Exercise requirements. The material below should be written out in full and exactly; pictures stay out of the copy.

*****

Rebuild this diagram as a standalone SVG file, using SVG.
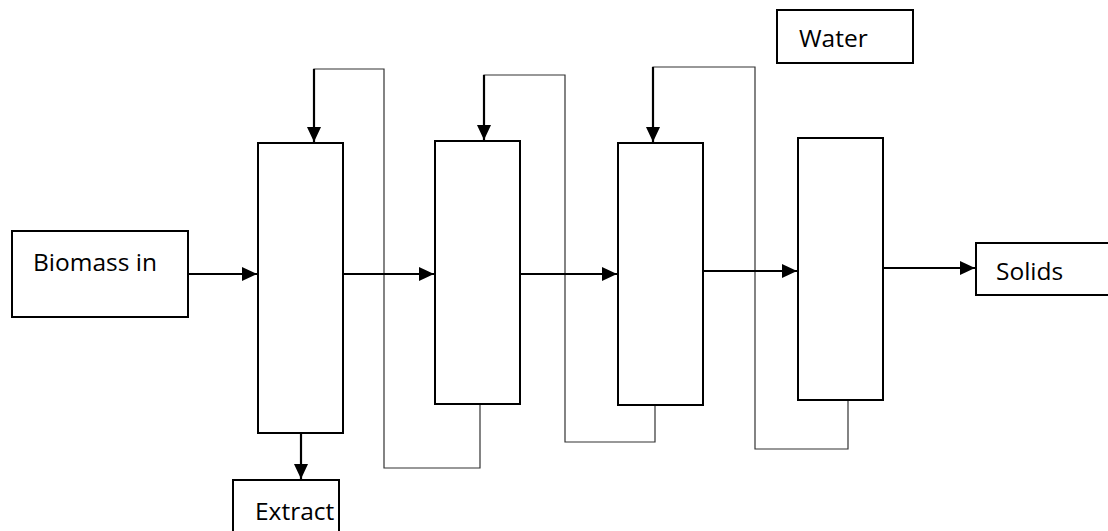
<svg xmlns="http://www.w3.org/2000/svg" width="1108" height="531" viewBox="0 0 1108 531">
<style>
.box{fill:#fff;stroke:#000;stroke-width:2}
.lbl{font-family:"Open Sans","Liberation Sans",sans-serif;font-size:24.5px;fill:#000}
.arr{fill:none;stroke:#000;stroke-width:2.2;marker-end:url(#ah)}
.thin{fill:none;stroke:#333;stroke-width:1.2}
</style>
<defs>
<marker id="ah" viewBox="0 0 10 10" refX="10" refY="5" markerWidth="15" markerHeight="14" markerUnits="userSpaceOnUse" orient="auto" preserveAspectRatio="none">
<path d="M0,0 L10,5 L0,10 z" fill="#000"/>
</marker>
</defs>
<rect width="1108" height="531" fill="#fff"/>
<g id="connectors">
<path class="thin" d="M480,404 V468 H384 V69 H314 V80"/>
<path class="thin" d="M655,405 V442 H565 V75 H484 V86"/>
<path class="thin" d="M848,400 V449 H755 V67 H653 V80"/>
<path class="arr" d="M314,69 V142"/>
<path class="arr" d="M484,75 V140"/>
<path class="arr" d="M653,67 V142"/>
<path class="arr" d="M188,274 H257"/>
<path class="arr" d="M343,274 H434"/>
<path class="arr" d="M520,274 H617"/>
<path class="arr" d="M703,271 H797"/>
<path class="arr" d="M883,268 H975"/>
<path class="arr" d="M301,433 V479"/>
</g>
<g id="biomass"><rect class="box" x="12" y="231" width="176" height="86"/><text class="lbl" x="33" y="271">Biomass in</text></g>
<g id="stage1"><rect class="box" x="258" y="143" width="85" height="290"/></g>
<g id="stage2"><rect class="box" x="435" y="141" width="85" height="263"/></g>
<g id="stage3"><rect class="box" x="618" y="143" width="85" height="262"/></g>
<g id="stage4"><rect class="box" x="798" y="138" width="85" height="262"/></g>
<g id="water"><rect class="box" x="777" y="10" width="136" height="53"/><text class="lbl" x="799" y="47">Water</text></g>
<g id="solids"><rect class="box" x="976" y="243" width="140" height="52"/><text class="lbl" x="996" y="280">Solids</text></g>
<g id="extract"><rect class="box" x="233" y="480" width="106" height="60"/><text class="lbl" x="255" y="520">Extract</text></g>
</svg>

*****

Final answer.
Rebuild this diagram as a standalone SVG file, using SVG.
<svg xmlns="http://www.w3.org/2000/svg" width="1108" height="531" viewBox="0 0 1108 531">
<style>
.box{fill:#fff;stroke:#000;stroke-width:2}
.lbl{font-family:"Open Sans","Liberation Sans",sans-serif;font-size:24.5px;fill:#000}
.arr{fill:none;stroke:#000;stroke-width:2.2;marker-end:url(#ah)}
.thin{fill:none;stroke:#333;stroke-width:1.2}
</style>
<defs>
<marker id="ah" viewBox="0 0 10 10" refX="10" refY="5" markerWidth="15" markerHeight="14" markerUnits="userSpaceOnUse" orient="auto" preserveAspectRatio="none">
<path d="M0,0 L10,5 L0,10 z" fill="#000"/>
</marker>
</defs>
<rect width="1108" height="531" fill="#fff"/>
<g id="connectors">
<path class="thin" d="M480,404 V468 H384 V69 H314 V80"/>
<path class="thin" d="M655,405 V442 H565 V75 H484 V86"/>
<path class="thin" d="M848,400 V449 H755 V67 H653 V80"/>
<path class="arr" d="M314,69 V142"/>
<path class="arr" d="M484,75 V140"/>
<path class="arr" d="M653,67 V142"/>
<path class="arr" d="M188,274 H257"/>
<path class="arr" d="M343,274 H434"/>
<path class="arr" d="M520,274 H617"/>
<path class="arr" d="M703,271 H797"/>
<path class="arr" d="M883,268 H975"/>
<path class="arr" d="M301,433 V479"/>
</g>
<g id="biomass"><rect class="box" x="12" y="231" width="176" height="86"/><text class="lbl" x="33" y="271">Biomass in</text></g>
<g id="stage1"><rect class="box" x="258" y="143" width="85" height="290"/></g>
<g id="stage2"><rect class="box" x="435" y="141" width="85" height="263"/></g>
<g id="stage3"><rect class="box" x="618" y="143" width="85" height="262"/></g>
<g id="stage4"><rect class="box" x="798" y="138" width="85" height="262"/></g>
<g id="water"><rect class="box" x="777" y="10" width="136" height="53"/><text class="lbl" x="799" y="47">Water</text></g>
<g id="solids"><rect class="box" x="976" y="243" width="140" height="52"/><text class="lbl" x="996" y="280">Solids</text></g>
<g id="extract"><rect class="box" x="233" y="480" width="106" height="60"/><text class="lbl" x="255" y="520">Extract</text></g>
</svg>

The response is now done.